--- start ---
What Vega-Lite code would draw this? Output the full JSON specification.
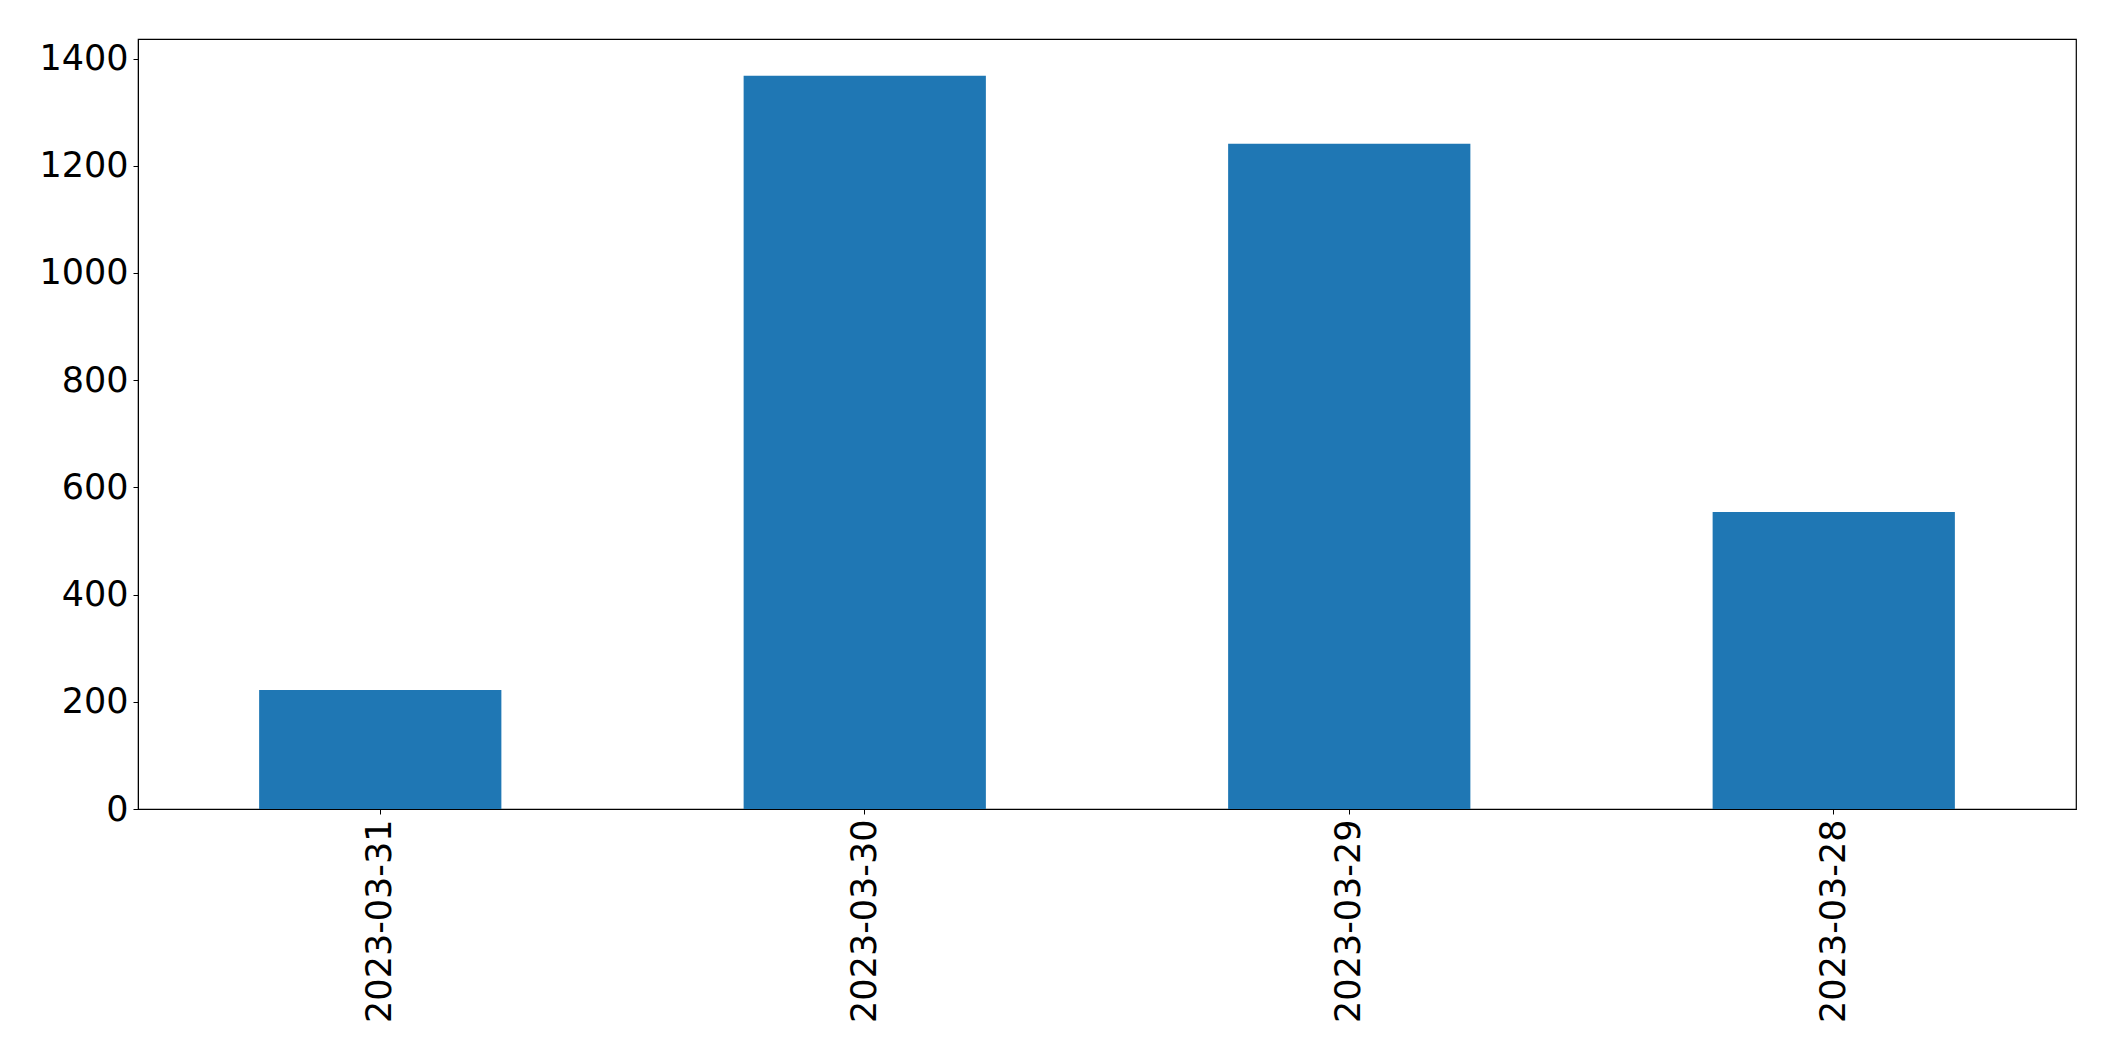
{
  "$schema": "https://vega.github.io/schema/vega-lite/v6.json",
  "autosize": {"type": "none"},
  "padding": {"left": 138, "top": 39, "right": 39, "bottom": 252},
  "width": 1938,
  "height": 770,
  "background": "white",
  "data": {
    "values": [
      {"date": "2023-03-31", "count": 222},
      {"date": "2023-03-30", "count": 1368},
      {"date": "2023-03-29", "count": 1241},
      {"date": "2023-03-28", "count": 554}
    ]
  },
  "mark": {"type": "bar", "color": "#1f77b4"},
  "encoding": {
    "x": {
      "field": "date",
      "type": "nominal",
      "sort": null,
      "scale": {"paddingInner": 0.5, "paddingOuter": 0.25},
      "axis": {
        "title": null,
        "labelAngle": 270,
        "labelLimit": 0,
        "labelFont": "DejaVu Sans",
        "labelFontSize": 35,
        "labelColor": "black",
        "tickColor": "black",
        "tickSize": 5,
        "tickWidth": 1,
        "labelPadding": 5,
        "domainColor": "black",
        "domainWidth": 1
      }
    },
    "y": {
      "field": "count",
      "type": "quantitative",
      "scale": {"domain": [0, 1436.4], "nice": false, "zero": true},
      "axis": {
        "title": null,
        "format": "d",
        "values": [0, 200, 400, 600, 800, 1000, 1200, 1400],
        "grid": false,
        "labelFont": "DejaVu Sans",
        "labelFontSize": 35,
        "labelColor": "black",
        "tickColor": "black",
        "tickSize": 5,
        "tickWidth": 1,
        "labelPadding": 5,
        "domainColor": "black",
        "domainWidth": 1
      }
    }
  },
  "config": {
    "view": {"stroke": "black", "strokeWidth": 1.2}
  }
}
--- end ---
Goal: Output a faithful copy of the data, with each picture left out.

Answer to the exercise:
What Vega-Lite code would draw this? Output the full JSON specification.
{
  "$schema": "https://vega.github.io/schema/vega-lite/v6.json",
  "autosize": {"type": "none"},
  "padding": {"left": 138, "top": 39, "right": 39, "bottom": 252},
  "width": 1938,
  "height": 770,
  "background": "white",
  "data": {
    "values": [
      {"date": "2023-03-31", "count": 222},
      {"date": "2023-03-30", "count": 1368},
      {"date": "2023-03-29", "count": 1241},
      {"date": "2023-03-28", "count": 554}
    ]
  },
  "mark": {"type": "bar", "color": "#1f77b4"},
  "encoding": {
    "x": {
      "field": "date",
      "type": "nominal",
      "sort": null,
      "scale": {"paddingInner": 0.5, "paddingOuter": 0.25},
      "axis": {
        "title": null,
        "labelAngle": 270,
        "labelLimit": 0,
        "labelFont": "DejaVu Sans",
        "labelFontSize": 35,
        "labelColor": "black",
        "tickColor": "black",
        "tickSize": 5,
        "tickWidth": 1,
        "labelPadding": 5,
        "domainColor": "black",
        "domainWidth": 1
      }
    },
    "y": {
      "field": "count",
      "type": "quantitative",
      "scale": {"domain": [0, 1436.4], "nice": false, "zero": true},
      "axis": {
        "title": null,
        "format": "d",
        "values": [0, 200, 400, 600, 800, 1000, 1200, 1400],
        "grid": false,
        "labelFont": "DejaVu Sans",
        "labelFontSize": 35,
        "labelColor": "black",
        "tickColor": "black",
        "tickSize": 5,
        "tickWidth": 1,
        "labelPadding": 5,
        "domainColor": "black",
        "domainWidth": 1
      }
    }
  },
  "config": {
    "view": {"stroke": "black", "strokeWidth": 1.2}
  }
}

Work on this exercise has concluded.